===== Items =====
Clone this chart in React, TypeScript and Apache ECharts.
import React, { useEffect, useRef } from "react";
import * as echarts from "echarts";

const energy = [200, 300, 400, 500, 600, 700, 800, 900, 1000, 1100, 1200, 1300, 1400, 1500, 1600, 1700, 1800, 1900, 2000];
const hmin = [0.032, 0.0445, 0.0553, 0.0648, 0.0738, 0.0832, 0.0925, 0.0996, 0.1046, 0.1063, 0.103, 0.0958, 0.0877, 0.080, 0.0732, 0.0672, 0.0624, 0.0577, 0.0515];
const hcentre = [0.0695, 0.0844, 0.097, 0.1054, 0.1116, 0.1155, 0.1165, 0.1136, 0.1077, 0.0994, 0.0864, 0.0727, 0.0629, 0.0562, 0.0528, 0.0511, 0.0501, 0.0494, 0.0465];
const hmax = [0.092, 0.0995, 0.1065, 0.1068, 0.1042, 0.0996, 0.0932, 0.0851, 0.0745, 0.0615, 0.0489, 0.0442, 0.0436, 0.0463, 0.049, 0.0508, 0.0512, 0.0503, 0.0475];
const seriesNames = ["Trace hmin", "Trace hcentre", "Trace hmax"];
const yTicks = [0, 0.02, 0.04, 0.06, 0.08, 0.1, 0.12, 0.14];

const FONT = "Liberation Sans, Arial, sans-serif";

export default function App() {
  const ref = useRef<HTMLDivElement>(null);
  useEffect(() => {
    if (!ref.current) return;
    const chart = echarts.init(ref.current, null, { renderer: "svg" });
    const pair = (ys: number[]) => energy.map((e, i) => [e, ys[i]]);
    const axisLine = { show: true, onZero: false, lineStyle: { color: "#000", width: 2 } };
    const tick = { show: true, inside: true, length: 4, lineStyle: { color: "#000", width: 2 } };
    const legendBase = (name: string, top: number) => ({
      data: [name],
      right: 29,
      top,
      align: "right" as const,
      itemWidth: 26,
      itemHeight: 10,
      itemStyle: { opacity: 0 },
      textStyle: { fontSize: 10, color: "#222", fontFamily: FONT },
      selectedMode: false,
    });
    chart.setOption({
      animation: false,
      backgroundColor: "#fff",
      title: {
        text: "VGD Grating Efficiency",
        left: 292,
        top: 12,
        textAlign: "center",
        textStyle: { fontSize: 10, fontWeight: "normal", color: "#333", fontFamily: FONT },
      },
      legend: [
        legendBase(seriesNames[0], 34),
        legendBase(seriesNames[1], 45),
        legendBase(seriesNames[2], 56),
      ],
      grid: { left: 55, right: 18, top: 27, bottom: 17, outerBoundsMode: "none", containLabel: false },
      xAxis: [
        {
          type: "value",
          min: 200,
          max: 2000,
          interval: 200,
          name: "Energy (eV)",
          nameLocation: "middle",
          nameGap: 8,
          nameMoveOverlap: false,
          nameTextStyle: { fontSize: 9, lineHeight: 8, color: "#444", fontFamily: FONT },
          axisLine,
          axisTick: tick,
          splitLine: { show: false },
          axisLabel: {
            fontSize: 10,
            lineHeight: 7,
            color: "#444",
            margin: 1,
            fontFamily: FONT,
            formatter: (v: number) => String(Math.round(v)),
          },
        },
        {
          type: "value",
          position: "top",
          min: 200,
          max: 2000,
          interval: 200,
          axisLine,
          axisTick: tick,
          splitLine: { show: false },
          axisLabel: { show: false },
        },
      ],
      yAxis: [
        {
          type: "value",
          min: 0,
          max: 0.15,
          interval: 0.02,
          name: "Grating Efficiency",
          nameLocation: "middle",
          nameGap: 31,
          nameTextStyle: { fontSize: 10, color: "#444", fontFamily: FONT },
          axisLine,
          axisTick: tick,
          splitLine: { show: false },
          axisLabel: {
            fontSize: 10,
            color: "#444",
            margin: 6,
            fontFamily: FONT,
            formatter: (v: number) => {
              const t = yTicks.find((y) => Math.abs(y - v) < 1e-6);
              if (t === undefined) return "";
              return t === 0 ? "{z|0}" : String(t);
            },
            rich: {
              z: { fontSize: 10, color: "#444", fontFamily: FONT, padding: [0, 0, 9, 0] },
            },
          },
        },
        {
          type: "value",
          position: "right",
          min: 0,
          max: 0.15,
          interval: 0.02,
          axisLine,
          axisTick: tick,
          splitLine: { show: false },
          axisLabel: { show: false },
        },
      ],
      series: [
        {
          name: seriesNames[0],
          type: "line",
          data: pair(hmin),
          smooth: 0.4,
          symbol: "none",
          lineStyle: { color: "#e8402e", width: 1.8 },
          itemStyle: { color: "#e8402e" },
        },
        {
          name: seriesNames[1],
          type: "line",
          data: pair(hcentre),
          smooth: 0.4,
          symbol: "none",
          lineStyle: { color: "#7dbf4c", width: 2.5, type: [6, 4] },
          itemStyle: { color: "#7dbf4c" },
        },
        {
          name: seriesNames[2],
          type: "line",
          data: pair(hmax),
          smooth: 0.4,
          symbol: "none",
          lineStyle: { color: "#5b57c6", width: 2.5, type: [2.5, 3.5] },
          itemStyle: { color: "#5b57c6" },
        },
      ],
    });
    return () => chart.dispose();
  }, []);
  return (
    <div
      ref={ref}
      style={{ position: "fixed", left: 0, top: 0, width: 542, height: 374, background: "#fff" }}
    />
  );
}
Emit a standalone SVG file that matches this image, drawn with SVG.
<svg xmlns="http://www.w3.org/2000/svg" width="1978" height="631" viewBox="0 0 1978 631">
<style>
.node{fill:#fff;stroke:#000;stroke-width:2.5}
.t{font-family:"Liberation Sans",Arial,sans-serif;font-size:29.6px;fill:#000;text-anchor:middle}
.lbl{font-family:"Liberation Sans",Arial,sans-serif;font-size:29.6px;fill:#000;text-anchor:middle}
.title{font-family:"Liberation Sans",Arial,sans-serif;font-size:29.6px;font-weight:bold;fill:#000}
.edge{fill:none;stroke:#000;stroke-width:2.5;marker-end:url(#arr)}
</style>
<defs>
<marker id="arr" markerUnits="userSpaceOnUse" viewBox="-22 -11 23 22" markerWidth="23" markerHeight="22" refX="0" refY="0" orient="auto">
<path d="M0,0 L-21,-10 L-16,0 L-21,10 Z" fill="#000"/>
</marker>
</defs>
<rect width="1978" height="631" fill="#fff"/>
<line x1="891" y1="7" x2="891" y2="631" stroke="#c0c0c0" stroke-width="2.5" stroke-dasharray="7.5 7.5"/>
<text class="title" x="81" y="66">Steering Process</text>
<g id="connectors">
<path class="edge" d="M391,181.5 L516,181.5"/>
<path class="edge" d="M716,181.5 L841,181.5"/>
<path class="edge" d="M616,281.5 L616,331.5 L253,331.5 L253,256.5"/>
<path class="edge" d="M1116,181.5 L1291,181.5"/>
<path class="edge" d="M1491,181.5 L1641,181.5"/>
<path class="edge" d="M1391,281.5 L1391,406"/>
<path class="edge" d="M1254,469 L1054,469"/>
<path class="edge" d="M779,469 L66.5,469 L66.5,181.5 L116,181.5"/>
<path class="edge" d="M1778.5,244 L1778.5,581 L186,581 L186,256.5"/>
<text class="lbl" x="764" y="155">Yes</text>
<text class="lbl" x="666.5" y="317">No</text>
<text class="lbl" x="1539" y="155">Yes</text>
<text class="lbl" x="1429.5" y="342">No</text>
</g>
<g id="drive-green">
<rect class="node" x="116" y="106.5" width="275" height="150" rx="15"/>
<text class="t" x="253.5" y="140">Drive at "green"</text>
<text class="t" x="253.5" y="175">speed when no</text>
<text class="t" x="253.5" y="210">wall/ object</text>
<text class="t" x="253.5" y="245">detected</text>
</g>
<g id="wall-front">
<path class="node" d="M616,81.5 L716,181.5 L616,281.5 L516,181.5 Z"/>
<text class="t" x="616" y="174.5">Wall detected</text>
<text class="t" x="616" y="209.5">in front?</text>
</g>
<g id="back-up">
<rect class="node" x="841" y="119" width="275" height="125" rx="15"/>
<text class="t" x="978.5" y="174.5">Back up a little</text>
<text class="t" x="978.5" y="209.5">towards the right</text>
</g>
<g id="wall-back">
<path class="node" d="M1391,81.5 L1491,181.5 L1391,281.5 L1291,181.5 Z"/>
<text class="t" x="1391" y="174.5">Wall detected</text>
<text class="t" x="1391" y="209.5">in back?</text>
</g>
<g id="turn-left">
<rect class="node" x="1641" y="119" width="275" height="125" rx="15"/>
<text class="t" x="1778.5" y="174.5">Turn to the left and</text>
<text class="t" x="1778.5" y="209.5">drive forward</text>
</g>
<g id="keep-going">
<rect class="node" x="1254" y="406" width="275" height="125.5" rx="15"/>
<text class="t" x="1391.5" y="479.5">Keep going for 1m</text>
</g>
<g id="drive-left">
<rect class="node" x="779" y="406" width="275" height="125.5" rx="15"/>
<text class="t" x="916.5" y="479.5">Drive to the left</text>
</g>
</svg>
=====
===== Items =====
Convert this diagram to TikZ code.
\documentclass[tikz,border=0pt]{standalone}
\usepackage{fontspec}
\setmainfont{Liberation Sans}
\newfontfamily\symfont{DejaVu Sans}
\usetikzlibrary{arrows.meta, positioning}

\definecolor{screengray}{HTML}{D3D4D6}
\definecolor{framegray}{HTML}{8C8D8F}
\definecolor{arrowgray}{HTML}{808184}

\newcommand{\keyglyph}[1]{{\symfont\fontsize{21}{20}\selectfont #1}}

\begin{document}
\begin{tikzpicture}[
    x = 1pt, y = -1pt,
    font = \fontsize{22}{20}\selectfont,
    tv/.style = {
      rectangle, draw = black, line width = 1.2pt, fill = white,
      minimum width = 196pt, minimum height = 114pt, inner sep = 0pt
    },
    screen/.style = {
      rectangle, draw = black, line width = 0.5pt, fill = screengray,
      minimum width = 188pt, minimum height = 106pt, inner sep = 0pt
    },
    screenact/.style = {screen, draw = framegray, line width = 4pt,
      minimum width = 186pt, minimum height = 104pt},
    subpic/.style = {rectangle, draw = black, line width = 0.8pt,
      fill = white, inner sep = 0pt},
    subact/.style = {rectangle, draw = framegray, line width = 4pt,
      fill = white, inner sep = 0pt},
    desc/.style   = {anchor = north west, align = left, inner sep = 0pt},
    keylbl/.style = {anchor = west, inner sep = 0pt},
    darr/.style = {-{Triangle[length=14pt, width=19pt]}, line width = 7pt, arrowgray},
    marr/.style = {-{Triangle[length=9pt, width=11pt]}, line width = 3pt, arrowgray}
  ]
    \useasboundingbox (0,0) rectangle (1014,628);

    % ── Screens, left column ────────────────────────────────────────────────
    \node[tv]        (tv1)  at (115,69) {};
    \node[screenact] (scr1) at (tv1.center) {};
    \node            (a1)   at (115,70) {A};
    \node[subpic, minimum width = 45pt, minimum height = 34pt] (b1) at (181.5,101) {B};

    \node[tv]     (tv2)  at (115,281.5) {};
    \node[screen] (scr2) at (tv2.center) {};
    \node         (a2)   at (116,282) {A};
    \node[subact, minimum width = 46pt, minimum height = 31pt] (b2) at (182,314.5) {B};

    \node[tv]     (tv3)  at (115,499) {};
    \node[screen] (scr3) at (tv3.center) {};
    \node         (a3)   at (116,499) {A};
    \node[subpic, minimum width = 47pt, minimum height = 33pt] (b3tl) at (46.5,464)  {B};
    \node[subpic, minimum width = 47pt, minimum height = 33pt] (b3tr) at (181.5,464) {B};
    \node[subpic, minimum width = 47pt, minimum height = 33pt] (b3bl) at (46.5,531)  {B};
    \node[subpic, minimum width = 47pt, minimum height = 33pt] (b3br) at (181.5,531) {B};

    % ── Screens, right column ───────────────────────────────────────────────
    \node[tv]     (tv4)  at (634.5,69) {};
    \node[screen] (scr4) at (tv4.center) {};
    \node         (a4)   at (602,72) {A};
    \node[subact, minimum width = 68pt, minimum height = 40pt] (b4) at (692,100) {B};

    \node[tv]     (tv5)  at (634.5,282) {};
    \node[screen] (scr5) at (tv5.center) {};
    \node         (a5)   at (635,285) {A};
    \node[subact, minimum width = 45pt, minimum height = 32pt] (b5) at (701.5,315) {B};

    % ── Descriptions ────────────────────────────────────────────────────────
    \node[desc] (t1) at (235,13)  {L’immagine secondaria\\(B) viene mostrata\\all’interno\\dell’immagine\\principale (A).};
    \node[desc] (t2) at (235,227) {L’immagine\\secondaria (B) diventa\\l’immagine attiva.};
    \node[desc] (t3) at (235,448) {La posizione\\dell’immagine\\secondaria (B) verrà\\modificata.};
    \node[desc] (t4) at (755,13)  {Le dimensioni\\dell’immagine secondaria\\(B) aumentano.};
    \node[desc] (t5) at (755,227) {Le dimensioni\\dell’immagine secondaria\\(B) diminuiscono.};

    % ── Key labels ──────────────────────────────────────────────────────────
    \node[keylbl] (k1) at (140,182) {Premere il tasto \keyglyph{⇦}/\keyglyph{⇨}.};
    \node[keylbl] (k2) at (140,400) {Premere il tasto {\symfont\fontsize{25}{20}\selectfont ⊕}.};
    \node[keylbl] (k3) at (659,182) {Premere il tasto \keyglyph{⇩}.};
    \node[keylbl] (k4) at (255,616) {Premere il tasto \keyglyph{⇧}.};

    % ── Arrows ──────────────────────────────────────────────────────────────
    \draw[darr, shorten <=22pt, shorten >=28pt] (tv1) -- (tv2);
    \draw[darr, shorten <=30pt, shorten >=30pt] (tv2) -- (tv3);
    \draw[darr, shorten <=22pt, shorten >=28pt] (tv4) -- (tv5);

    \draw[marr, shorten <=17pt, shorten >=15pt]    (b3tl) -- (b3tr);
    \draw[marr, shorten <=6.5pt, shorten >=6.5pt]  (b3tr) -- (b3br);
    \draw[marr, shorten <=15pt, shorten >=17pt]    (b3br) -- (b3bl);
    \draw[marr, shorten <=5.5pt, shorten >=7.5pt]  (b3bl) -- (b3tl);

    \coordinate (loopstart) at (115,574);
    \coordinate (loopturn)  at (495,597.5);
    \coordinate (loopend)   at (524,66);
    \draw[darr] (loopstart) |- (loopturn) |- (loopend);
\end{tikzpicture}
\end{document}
=====
===== Items =====
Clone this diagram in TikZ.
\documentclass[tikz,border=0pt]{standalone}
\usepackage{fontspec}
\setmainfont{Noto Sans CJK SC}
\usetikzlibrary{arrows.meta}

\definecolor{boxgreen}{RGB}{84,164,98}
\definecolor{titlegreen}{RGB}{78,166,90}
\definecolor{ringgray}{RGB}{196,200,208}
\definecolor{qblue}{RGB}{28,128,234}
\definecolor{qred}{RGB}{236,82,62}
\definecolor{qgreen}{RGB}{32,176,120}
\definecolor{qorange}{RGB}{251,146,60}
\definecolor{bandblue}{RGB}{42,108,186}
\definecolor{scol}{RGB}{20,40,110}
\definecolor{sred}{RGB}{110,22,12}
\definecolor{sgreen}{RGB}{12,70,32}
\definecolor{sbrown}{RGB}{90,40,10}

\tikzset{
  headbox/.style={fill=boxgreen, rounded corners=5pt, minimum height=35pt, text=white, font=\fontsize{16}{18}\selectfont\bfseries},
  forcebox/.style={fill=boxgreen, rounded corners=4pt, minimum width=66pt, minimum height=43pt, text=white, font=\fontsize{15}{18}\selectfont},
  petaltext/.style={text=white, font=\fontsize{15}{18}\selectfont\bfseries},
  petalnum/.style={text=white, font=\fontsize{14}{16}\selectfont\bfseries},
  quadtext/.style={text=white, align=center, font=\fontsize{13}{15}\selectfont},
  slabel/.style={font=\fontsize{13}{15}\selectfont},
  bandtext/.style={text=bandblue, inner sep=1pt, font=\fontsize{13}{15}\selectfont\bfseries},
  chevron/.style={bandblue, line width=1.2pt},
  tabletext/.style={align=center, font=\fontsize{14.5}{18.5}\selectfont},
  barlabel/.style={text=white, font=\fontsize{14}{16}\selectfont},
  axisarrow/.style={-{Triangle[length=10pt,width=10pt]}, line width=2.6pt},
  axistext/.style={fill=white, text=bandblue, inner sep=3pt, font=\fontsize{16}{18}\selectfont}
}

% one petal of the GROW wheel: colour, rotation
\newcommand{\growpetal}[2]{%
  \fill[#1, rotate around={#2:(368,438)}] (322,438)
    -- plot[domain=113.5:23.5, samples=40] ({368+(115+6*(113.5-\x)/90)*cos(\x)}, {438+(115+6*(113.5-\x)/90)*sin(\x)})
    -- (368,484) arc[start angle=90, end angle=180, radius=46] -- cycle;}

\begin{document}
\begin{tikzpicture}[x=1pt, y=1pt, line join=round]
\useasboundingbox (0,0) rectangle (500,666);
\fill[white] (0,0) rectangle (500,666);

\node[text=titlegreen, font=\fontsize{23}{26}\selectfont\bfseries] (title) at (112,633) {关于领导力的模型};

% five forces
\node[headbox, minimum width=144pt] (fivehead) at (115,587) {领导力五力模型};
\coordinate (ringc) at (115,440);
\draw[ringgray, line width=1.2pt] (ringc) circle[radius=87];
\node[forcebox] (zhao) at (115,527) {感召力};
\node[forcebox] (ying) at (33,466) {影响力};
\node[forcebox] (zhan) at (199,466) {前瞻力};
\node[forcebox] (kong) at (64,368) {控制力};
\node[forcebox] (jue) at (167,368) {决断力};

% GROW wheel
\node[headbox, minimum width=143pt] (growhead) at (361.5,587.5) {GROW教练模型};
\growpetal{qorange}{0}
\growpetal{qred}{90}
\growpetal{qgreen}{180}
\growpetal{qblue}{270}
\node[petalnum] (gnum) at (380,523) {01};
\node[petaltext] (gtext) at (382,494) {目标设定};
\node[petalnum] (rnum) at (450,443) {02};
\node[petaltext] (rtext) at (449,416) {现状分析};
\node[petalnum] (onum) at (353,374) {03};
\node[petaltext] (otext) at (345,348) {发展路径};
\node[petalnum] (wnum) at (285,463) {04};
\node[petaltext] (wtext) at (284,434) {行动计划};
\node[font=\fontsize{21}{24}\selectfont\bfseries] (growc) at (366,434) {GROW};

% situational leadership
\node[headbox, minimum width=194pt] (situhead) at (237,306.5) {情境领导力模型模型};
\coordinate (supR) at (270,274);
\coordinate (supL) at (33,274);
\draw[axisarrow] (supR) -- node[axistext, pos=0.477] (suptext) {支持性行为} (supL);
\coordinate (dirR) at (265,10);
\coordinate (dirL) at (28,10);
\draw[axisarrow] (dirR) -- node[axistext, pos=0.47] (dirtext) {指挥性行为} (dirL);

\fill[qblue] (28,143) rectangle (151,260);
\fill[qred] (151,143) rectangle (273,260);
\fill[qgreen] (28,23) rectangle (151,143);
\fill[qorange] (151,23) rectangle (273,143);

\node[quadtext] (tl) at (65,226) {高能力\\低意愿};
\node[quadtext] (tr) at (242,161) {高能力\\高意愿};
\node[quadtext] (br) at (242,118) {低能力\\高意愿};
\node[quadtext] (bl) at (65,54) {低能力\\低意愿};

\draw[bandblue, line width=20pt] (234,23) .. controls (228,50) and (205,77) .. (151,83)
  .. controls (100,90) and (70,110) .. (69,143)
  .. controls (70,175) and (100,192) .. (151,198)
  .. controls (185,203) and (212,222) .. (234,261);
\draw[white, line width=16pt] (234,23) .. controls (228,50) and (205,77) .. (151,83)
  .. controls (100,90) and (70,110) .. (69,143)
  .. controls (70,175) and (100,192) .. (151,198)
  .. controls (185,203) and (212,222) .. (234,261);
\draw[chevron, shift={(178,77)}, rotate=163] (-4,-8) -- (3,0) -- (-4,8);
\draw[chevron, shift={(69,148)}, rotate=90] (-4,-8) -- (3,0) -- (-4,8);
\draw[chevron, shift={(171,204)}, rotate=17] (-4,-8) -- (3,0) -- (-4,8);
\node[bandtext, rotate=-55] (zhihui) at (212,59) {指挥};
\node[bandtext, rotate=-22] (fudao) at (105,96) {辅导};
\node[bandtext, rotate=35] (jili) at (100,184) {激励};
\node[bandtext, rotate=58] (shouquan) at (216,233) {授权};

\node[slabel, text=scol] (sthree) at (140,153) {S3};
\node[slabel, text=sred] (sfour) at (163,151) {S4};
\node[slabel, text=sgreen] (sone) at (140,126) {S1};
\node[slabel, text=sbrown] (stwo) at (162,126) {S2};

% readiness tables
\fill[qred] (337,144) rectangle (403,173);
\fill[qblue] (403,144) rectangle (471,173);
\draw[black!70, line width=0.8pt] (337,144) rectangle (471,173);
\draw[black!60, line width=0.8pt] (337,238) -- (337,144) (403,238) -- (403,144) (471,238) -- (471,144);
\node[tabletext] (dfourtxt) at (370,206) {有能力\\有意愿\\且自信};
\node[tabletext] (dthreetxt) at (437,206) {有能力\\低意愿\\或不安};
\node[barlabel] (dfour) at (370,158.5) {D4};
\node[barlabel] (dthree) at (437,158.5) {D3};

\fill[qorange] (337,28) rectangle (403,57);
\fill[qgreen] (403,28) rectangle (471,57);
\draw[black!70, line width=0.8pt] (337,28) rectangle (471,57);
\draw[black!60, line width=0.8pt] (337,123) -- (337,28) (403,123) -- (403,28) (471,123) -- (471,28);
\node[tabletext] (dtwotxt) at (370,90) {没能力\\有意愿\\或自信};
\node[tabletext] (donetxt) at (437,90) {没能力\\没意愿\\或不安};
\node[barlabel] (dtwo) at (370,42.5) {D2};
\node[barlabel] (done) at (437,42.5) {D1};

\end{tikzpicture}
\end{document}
=====
» **Exercise description**
In the data above, find the line that contains "Clone this chart" and the line that contains "import * as". Repeat exactly those lines and every line between them, and only those.

» **Final answer**
Clone this chart in React, TypeScript and Apache ECharts.
import React, { useEffect, useRef } from "react";
import * as echarts from "echarts";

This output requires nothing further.